アキラナウェイ

ラーゲリより愛を込めてのアキラナウェイのレビュー・感想・評価

ラーゲリより愛を込めて(2022年製作の映画)
3.7
辺見じゅん原作のノンフィクション「収容所(ラーゲリ)から来た遺書」を映画化。

戦争が終わっても、故郷の地を踏む事を許されない者達。特に戦犯扱いで重罪を課せられた者については、ダモイ(帰国)の日が更に遠のく。終わりの見えない過酷な収容所生活。希望を絶やさず、一同の精神的支柱になった男がいた—— 。

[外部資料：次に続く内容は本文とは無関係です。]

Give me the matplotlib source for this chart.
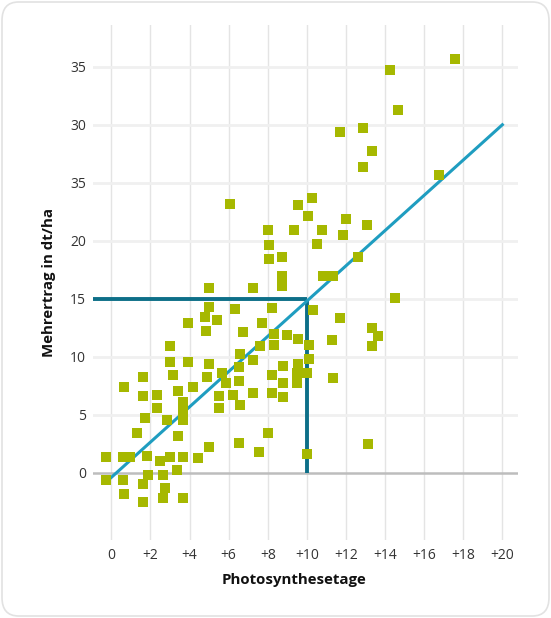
import matplotlib
matplotlib.use("Agg")
import matplotlib.pyplot as plt
from matplotlib.patches import FancyBboxPatch

plt.rcParams['font.family'] = ['Open Sans', 'Noto Sans', 'DejaVu Sans']

# Data
photo_days = [
    17.6, 14.27, 14.68, 11.71, 12.89, 13.35, 12.89, 16.78, 6.09, 8.0,
    8.08, 9.57, 10.28, 10.08, 9.36, 10.79, 10.54, 12.02, 11.87, 13.1,
    8.08, 8.75, 12.63, 10.85, 11.36, 8.75, 8.75, 7.26, 14.53, 8.24,
    10.32, 7.72, 11.71, 6.75, 13.35, 13.66, 13.35, 8.34, 8.34, 9.0,
    9.57, 10.13, 7.62, 11.3, 6.6, 7.26, 10.13, 8.8, 9.57, 9.48,
    9.48, 10.0, 8.24, 8.8, 11.36, 7.26, 8.24, 8.8, 6.58, 8.03,
    6.55, 7.57, 10.03, 13.15, 6.55, 6.55, 6.24, 5.01, 5.01, 4.79,
    5.42, 4.84, 6.33, 3.94, 3.0, 3.0, 3.94, 5.01, 3.14, 1.6,
    4.9, 5.65, 0.66, 4.19, 3.43, 5.87, 1.6, 2.32, 3.65, 3.65,
    3.65, 5.52, 2.32, 5.52, 1.74, 2.86, 1.3, 3.43, 5.01, -0.27,
    0.6, 0.93, 1.81, 2.49, 3.0, 3.65, 4.45, -0.27, 0.61, 1.89,
    2.63, 3.38, 1.64, 2.75, 0.66, 1.64, 2.63, 3.65,
]
extra_yield = [
    35.7, 34.7, 31.3, 29.4, 29.7, 27.7, 26.4, 25.7, 23.2, 20.9,
    19.6, 23.1, 23.7, 22.1, 20.9, 20.9, 19.7, 21.9, 20.5, 21.4,
    18.4, 18.6, 18.6, 17.0, 17.0, 17.0, 16.1, 15.95, 15.1, 14.2,
    14.0, 12.95, 13.3, 12.15, 12.5, 11.8, 10.9, 12.0, 11.0, 11.9,
    11.5, 11.0, 10.95, 11.4, 10.25, 9.7, 9.8, 9.2, 9.35, 8.6,
    7.75, 8.6, 8.45, 7.75, 8.2, 6.85, 6.85, 6.5, 5.8, 3.45,
    2.6, 1.8, 1.65, 2.5, 9.1, 7.9, 6.7, 15.95, 14.25, 13.45,
    13.2, 12.25, 14.1, 12.95, 10.95, 9.57, 9.57, 9.37, 8.42, 8.28,
    8.22, 8.57, 7.36, 7.41, 7.07, 7.7, 6.64, 6.7, 6.12, 5.26,
    4.55, 6.64, 5.55, 5.55, 4.74, 4.54, 3.45, 3.19, 2.24, 1.38,
    1.38, 1.38, 1.47, 1.03, 1.33, 1.33, 1.24, -0.63, -0.63, -0.2,
    -0.2, 0.23, -0.97, -1.35, -1.84, -2.5, -2.2, -2.2,
]
trend_x = [0, 20]
trend_y = [-0.4, 30]
ref_x = 10
ref_y = 15

x_ticks = [0, 2, 4, 6, 8, 10, 12, 14, 16, 18, 20]
x_tick_labels = ["0", "+2", "+4", "+6", "+8", "+10", "+12", "+14", "+16", "+18", "+20"]
y_ticks = [0, 5, 10, 15, 20, 25, 30, 35]
y_tick_labels = ["0", "5", "10", "15", "20", "35", "30", "35"]

fig = plt.figure(figsize=(5.51, 6.18), dpi=100)
fig.patch.set_facecolor("white")

card = FancyBboxPatch((2 / 551, 2 / 618), 547 / 551, 614 / 618,
                      boxstyle="round,pad=0,rounding_size=0.03",
                      transform=fig.transFigure, facecolor="white",
                      edgecolor="#e2e2e2", linewidth=1.2, zorder=-10)
fig.patches.append(card)

ax = fig.add_axes([93 / 551, 1 - 540 / 618, 425 / 551, 515 / 618], zorder=5)
ax.set_facecolor("none")
xmin, xmax = -0.94, 20.8
ax.set_xlim(xmin, xmax)
ax.set_ylim(-5.8, 38.6)

for s in ax.spines.values():
    s.set_visible(False)

for xt in x_ticks:
    ax.axvline(xt, color="#e4e4e4", linewidth=1.0, zorder=1)
for yt in y_ticks:
    if yt != 0:
        ax.axhline(yt, color="#f0f0f0", linewidth=2.0, zorder=1)
ax.axhline(0, color="#bdbdbd", linewidth=1.8, zorder=2)

ax.plot([xmin, ref_x], [ref_y, ref_y], color="#0d6f88", linewidth=2.8,
        solid_capstyle="butt", zorder=3)
ax.plot([ref_x, ref_x], [0, ref_y], color="#0d6f88", linewidth=2.8,
        solid_capstyle="butt", zorder=3)
ax.plot(trend_x, trend_y, color="#1f9dc0", linewidth=2.2, zorder=3)

ax.scatter(photo_days, extra_yield, marker="s", s=62, color="#a6b800",
           linewidths=0, zorder=4)

ax.set_xticks(x_ticks)
ax.set_xticklabels(x_tick_labels)
ax.set_yticks(y_ticks)
ax.set_yticklabels(y_tick_labels)
ax.tick_params(axis="both", length=0, labelsize=10, labelcolor="#333333")
ax.tick_params(axis="x", pad=6)
ax.tick_params(axis="y", pad=5)

ax.set_xlabel("Photosynthesetage", fontsize=10.8, fontweight="bold",
              color="#111111", labelpad=10)
ax.xaxis.set_label_coords((294 - 93) / 425, -0.064)
ax.set_ylabel("Mehrertrag in dt/ha", fontsize=10.8, fontweight="bold",
              color="#111111", labelpad=10)

fig.savefig("out.png", dpi=100, facecolor="white")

第2次世界大戦が終結した1945年。シベリアの強制収容所では、ソ連軍の捕虜となった多くの日本軍兵士達が収容されていた。零下40度という過酷な状況下で重労働を強いられる彼ら。そんな中、山本幡男(二宮和也)は生きる希望を捨てないよう訴え続けた—— 。

ニノの演技が上手いのは百も承知。流石、クリント・イーストウッドに見初められたジャニーズである。普段は飄々としている彼が、スクリーンの中では別人のように豹変する。咽頭癌を患い、声が掠れしゃがれた様子に感心した。

安田顕さんの演技も素晴らしかった。生きる希望が完全に潰えた表情。その目は光を失い、死んでいるように生きている捕虜を見事に体現していた。

中島健人くんは脚が悪い青年を演じていたが、くるぶしが地面に付くのではないかという程、足首を90度近く曲げての歩行は、さぞ痛みを伴ったに違いないと思ったが、何か仕掛けがあるのだろうか。

山本が妻と交わした、「必ず帰る」という約束。妻モジミ(北川景子)は気丈にその約束を信じ待ち続けた。しかし、その希望が絶望に変わった瞬間の慟哭。その感情の振り幅の演技を目の当たりにし、これまで北川景子を見縊(みくび)っていたようで、申し訳なかった。

過酷な収容所生活には言葉を失くした。

そして遺書を記憶した4人の語り部達が山本の家族へ伝聞するという終盤はただひたすらに涙が溢れた。

とても良い作品だけど、満州でソ連からの空襲に遭う場面はセットでの撮影というのが丸わかりだし、上から大きなコンクリート片が落ちてくるにしても、如何にも軽そうな作り物。序盤のこのシーンだけが朝ドラクオリティ。終盤の山本家もセット感丸出しだったし、演出も含め所々チープに感じてしまったのは残念。

「よーく、覚えておくんだよ」

何気ない毎日を。
何となく見上げた空を。
今日という日がかけがえのない1日である事を。

戦後11年もの間、運命に翻弄され、出口の見えない日々を過ごした彼らの事も覚えておかねばなるまい。